Bu çağrı ve tehditler reformist çevreler üzerinde gerekli basıncı yaratmayı başarabilir, nitekim onların 28-29 Haziran için aldıkları tutum da bunu gösterir nitelikte. Ancak devrimciler, dünya halklarına yakışan bir duruş sergilemeliler, sergileyeceklerdir. Direngen Irak halkının onuruyla, Filistinli taş generallerin kanıyla, ezilen halkların dünyayı saran soluğuyla hareket edecekler.



Zirve için yasaklar listesi!

Son birkaç haftadır haber bültenleri ile estirilmeye çalışılan korku rüzgarı, NATO Zirvesi yaklaştıkça şiddetini artırıyor. Düzen cephesinden herşey meşru. Zirvenin güvenliğini sağlamak adı altında tam bir terör ortamı yaratılmış durumda.

İstanbul sokaklarında iki gecede bir tatbikat yapılıyor. Sirenlerle konvoy halinde geçen ekip arabaları ve her köşebaşında işitilen telsiz sesleri ile yaratılan bu terör ortamında birçok insan bir an önce evlerine gitmek gerektiği psikolojisine kapılıyorlar. Devletin artırmaya çalıştığı bu korku hali, kurumlara üst üste tebliğ edilen genelgelerle güçlendiriliyor ve 28-29 Haziran’da perdesini aralamaya çekinen bir insan topluluğu yaratılmaya çalışılıyor. Örneğin, son olarak İstanbul’daki birçok büyük hastanede durumu çok ağır olanlar dışındakilerin taburcu edilmesi ve boş yatakların NATO Zirvesi’nin yapılacağı günler için hastanelerin acil servislerine indirilmesine dair bir genelge yollandı.

NATO Zirvesi yasakları o kadar çok ki, bu zirveyle ilgili hiçbir fikri olmayan birçok insan, bu yasakların doğrudan muhatabı olmaları dolayısıyla, zirveye dair tartışma ve değerlendirmelerin takipçisi haline geldi. Doğrusu bu yolla NATO Zirvesi’nin politik açıdan taşıdığı önem de insanların bilinçlerine kazınmış oldu.

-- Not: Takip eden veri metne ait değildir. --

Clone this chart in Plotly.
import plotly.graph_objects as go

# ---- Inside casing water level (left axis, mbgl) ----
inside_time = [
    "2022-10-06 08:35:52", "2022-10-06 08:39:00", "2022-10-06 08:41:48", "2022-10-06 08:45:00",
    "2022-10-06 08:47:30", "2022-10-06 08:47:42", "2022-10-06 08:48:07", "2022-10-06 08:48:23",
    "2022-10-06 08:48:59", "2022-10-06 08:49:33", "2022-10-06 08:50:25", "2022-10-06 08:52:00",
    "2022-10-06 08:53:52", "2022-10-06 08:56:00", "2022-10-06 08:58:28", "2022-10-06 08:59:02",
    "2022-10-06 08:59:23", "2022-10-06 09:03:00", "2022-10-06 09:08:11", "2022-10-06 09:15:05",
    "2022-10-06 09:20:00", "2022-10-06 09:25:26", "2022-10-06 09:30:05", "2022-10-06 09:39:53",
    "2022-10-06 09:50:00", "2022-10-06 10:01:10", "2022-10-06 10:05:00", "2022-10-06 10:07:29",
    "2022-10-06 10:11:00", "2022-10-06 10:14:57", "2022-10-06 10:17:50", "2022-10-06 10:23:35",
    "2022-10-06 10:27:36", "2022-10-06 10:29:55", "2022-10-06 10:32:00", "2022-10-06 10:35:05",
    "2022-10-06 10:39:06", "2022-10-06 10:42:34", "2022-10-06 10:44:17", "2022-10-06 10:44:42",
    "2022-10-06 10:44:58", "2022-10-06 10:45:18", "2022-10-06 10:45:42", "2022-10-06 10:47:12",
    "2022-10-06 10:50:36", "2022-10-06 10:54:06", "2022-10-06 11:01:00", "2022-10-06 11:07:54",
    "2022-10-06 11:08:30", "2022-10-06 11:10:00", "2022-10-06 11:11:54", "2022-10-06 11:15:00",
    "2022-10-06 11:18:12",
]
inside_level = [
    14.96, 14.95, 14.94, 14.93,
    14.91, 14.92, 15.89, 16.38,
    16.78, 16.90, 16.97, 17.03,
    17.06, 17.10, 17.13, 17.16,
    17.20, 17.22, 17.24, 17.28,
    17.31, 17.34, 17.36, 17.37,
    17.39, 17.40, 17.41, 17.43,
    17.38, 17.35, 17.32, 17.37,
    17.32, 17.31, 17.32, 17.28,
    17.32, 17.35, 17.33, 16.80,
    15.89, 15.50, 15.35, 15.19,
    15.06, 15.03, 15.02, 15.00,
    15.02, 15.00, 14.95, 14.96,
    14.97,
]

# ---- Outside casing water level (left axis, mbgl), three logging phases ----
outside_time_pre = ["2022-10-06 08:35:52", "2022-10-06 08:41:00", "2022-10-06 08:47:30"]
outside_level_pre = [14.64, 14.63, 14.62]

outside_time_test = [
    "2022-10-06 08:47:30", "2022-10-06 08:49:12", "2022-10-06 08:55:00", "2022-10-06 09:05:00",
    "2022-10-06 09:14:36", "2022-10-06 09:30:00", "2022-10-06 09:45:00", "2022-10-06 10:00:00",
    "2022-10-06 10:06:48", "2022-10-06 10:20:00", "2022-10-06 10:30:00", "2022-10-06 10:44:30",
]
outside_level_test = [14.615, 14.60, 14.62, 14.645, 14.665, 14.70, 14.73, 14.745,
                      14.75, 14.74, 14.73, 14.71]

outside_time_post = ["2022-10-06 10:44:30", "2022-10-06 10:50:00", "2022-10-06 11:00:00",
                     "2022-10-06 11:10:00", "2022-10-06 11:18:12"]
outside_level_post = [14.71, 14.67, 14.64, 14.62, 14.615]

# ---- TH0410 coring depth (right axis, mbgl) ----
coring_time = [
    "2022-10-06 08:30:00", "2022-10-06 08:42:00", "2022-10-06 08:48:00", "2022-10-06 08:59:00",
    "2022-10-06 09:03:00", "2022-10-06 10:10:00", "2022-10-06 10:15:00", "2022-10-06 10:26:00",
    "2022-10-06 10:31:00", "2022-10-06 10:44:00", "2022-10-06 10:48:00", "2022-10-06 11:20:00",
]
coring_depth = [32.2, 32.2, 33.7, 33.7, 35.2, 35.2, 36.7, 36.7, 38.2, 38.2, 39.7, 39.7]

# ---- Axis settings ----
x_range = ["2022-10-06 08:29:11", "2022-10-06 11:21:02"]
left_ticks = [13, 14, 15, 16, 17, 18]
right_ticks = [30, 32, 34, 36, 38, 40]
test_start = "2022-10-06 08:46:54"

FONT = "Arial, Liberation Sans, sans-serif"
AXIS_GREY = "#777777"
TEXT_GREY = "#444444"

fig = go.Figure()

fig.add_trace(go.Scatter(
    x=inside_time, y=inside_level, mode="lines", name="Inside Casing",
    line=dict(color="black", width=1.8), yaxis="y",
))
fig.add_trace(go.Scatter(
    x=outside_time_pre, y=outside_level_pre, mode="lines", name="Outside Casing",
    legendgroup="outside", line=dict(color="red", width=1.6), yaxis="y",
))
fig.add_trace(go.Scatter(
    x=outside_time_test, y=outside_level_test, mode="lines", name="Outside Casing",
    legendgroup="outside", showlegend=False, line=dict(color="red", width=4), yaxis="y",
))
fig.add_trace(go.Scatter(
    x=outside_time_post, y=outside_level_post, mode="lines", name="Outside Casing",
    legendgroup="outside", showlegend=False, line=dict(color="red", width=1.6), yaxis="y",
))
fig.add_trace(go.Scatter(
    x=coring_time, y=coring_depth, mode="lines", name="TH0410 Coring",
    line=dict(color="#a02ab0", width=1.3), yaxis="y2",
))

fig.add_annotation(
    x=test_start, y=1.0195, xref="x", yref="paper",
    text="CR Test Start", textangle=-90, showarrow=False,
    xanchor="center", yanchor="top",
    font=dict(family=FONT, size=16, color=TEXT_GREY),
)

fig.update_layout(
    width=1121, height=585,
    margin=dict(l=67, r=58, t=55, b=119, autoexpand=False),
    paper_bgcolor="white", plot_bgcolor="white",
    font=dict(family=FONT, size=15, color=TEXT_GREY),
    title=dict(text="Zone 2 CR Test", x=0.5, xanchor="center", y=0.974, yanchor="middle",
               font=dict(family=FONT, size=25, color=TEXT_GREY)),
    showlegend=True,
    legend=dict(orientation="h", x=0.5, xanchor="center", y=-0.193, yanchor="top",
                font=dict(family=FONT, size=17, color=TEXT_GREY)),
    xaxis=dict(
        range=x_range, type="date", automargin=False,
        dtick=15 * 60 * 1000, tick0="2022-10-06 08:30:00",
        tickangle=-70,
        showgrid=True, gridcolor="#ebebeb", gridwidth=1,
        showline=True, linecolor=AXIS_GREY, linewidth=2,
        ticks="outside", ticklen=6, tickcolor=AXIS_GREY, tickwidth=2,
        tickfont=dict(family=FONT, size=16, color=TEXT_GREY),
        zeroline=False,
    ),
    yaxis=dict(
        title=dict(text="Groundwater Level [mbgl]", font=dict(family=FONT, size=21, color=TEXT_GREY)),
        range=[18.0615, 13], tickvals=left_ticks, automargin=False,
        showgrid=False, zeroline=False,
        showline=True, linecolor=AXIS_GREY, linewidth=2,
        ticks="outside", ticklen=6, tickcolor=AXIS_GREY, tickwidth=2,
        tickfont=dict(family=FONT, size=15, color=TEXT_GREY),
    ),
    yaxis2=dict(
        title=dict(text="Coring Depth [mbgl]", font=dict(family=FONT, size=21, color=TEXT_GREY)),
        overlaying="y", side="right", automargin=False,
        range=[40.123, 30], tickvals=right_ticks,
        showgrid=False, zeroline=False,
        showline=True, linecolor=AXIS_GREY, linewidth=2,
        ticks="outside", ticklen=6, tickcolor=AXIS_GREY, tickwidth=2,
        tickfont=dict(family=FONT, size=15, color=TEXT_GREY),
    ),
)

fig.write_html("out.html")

Bugüne dek yaşananlar gösteriyor ki, devletin hedefi zirve günlerinde hayatı durdurabilmek. İki günlük resmi tatil ilan edilmiş gibi. Aslında birçok işyeri açık! Ancak trafik kapalı. Doğal olarak, işyeri ile evi arasında yürüyerek gidebileceğinden daha fazla mesafe olan bir çalışanın işe gitme şansı kalmıyor. Yürüyerek gidebilecekse, Harbiye, Beşiktaş, Taksim ve daha birçok merkezi güzergahı kullanmadan, tabii mümkünse işyerlerine ulaşabilir. Yabancı ortaklı şirketlerin neredeyse tamamı, yurtdışındaki ortaklarının kendilerine tebliğ ettikleri karar sonucu Türkiye şubelerini zirve günlerinde kapalı tutacaklar. NATO Vadisi sınırları içerisinde yer alan işyerleri büyük oranda kapalı tutulacak, TRT çalışanlarının seçilmiş küçük bir kısmı çalışacak. Ve elbette yine NATO Vadisi sınırları içerisinde kalan bütün işyerlerinde &cceil;alışanlar günün belirsiz saatlerinde aramalara maruz kalacaklar. Bu bölgelerde oturan insanlar ellerinde muhtardan ya da başka bir resmi kurumdan alınmış bir belge yoksa, evlerinin bulunduğu sokağa giremeyecekler. Taksim’den başlayarak Dolamabahçe’ye kadar uzanan bölge bariyerlerle tutulacak, dahası Taksim Vali Konağı Caddesi arasında birçok cadde yayalara dahi kapalı tutulacak. Metro, deniz seferleri ve arabalı vapur kullanılamayacak. Sultnahmet’e girişler engellenecek.

Kısacası, NATO Zirvesi’nin güvenliği adı altında tüm toplum üç günlüğüne hapse mahkum edilecek.